Aim of the exercise: Starting from the line that contains "Recreate this image", copy every line exactly until the line that contains "const arcs = pie(data);", which is also included.

Records provided:
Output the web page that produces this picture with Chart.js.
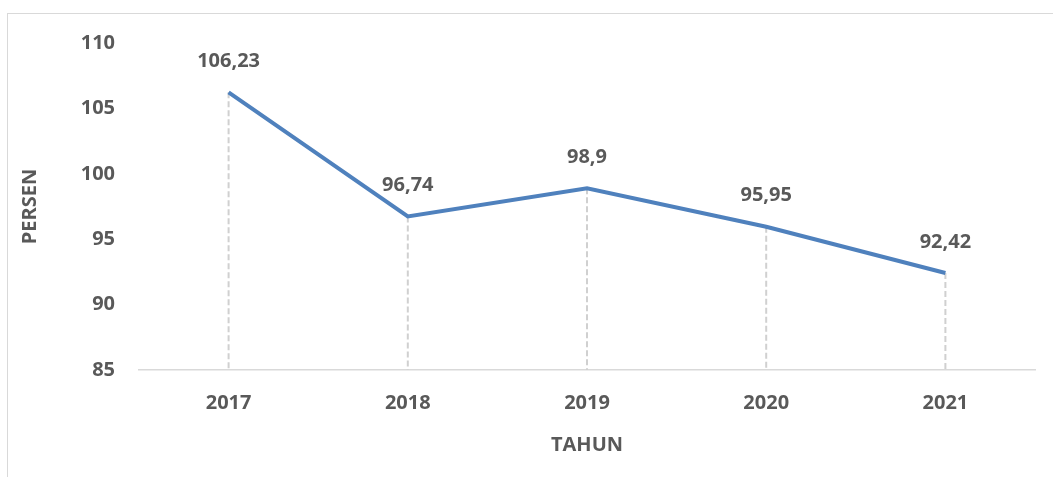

* * *

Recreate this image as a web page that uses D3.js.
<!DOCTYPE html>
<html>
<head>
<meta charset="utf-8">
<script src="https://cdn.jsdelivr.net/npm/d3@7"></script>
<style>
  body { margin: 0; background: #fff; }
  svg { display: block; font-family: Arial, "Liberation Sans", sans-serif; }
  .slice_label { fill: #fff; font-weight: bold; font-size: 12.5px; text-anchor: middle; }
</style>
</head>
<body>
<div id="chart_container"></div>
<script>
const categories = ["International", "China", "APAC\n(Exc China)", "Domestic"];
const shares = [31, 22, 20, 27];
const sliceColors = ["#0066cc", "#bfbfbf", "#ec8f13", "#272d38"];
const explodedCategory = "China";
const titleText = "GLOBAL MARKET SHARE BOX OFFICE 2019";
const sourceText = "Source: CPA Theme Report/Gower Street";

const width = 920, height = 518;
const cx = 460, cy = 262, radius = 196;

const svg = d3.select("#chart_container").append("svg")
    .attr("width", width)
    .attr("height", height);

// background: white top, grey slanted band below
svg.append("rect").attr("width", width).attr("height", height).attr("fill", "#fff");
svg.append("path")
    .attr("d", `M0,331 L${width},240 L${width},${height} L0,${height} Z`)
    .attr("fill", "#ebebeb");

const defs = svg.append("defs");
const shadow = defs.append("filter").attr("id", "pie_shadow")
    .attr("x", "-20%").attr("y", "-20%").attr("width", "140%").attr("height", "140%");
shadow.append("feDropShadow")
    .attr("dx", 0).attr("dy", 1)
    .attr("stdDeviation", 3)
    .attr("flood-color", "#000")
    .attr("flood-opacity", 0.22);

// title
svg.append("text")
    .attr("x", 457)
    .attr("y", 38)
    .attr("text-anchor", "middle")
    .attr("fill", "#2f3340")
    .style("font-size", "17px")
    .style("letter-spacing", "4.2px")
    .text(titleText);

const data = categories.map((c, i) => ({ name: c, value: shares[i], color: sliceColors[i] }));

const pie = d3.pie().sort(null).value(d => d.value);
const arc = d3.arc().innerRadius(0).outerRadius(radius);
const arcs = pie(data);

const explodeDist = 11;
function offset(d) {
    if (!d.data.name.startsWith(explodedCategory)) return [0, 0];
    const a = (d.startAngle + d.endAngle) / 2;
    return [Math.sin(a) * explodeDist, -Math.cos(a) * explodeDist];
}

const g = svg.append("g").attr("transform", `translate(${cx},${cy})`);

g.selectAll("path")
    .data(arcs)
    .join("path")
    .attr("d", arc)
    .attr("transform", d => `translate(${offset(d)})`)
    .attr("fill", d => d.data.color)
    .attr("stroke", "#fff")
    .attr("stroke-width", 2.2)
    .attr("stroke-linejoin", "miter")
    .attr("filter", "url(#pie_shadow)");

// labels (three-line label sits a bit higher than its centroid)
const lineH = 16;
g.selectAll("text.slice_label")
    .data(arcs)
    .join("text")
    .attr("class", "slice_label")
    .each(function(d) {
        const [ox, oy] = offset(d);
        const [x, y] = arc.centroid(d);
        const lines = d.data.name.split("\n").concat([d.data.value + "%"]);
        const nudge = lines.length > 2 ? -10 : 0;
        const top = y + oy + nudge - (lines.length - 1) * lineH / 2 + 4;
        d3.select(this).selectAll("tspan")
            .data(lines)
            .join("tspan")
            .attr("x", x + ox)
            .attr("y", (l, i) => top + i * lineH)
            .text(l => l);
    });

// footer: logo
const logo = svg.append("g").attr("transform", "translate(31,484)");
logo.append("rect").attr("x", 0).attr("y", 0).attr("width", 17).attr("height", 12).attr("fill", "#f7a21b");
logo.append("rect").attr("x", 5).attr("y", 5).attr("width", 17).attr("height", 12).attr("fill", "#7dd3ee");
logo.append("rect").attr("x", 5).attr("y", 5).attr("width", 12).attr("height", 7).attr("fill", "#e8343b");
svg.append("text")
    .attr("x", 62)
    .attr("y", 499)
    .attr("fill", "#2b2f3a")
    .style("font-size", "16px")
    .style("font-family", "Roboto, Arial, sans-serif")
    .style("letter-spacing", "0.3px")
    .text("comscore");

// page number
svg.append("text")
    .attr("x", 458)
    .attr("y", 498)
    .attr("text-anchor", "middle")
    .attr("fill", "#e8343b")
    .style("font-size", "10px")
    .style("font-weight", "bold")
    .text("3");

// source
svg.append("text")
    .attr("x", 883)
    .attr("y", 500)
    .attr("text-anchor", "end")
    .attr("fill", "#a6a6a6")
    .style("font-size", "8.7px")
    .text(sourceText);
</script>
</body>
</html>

The output:
Recreate this image as a web page that uses D3.js.
<!DOCTYPE html>
<html>
<head>
<meta charset="utf-8">
<script src="https://cdn.jsdelivr.net/npm/d3@7"></script>
<style>
  body { margin: 0; background: #fff; }
  svg { display: block; font-family: Arial, "Liberation Sans", sans-serif; }
  .slice_label { fill: #fff; font-weight: bold; font-size: 12.5px; text-anchor: middle; }
</style>
</head>
<body>
<div id="chart_container"></div>
<script>
const categories = ["International", "China", "APAC\n(Exc China)", "Domestic"];
const shares = [31, 22, 20, 27];
const sliceColors = ["#0066cc", "#bfbfbf", "#ec8f13", "#272d38"];
const explodedCategory = "China";
const titleText = "GLOBAL MARKET SHARE BOX OFFICE 2019";
const sourceText = "Source: CPA Theme Report/Gower Street";

const width = 920, height = 518;
const cx = 460, cy = 262, radius = 196;

const svg = d3.select("#chart_container").append("svg")
    .attr("width", width)
    .attr("height", height);

// background: white top, grey slanted band below
svg.append("rect").attr("width", width).attr("height", height).attr("fill", "#fff");
svg.append("path")
    .attr("d", `M0,331 L${width},240 L${width},${height} L0,${height} Z`)
    .attr("fill", "#ebebeb");

const defs = svg.append("defs");
const shadow = defs.append("filter").attr("id", "pie_shadow")
    .attr("x", "-20%").attr("y", "-20%").attr("width", "140%").attr("height", "140%");
shadow.append("feDropShadow")
    .attr("dx", 0).attr("dy", 1)
    .attr("stdDeviation", 3)
    .attr("flood-color", "#000")
    .attr("flood-opacity", 0.22);

// title
svg.append("text")
    .attr("x", 457)
    .attr("y", 38)
    .attr("text-anchor", "middle")
    .attr("fill", "#2f3340")
    .style("font-size", "17px")
    .style("letter-spacing", "4.2px")
    .text(titleText);

const data = categories.map((c, i) => ({ name: c, value: shares[i], color: sliceColors[i] }));

const pie = d3.pie().sort(null).value(d => d.value);
const arc = d3.arc().innerRadius(0).outerRadius(radius);
const arcs = pie(data);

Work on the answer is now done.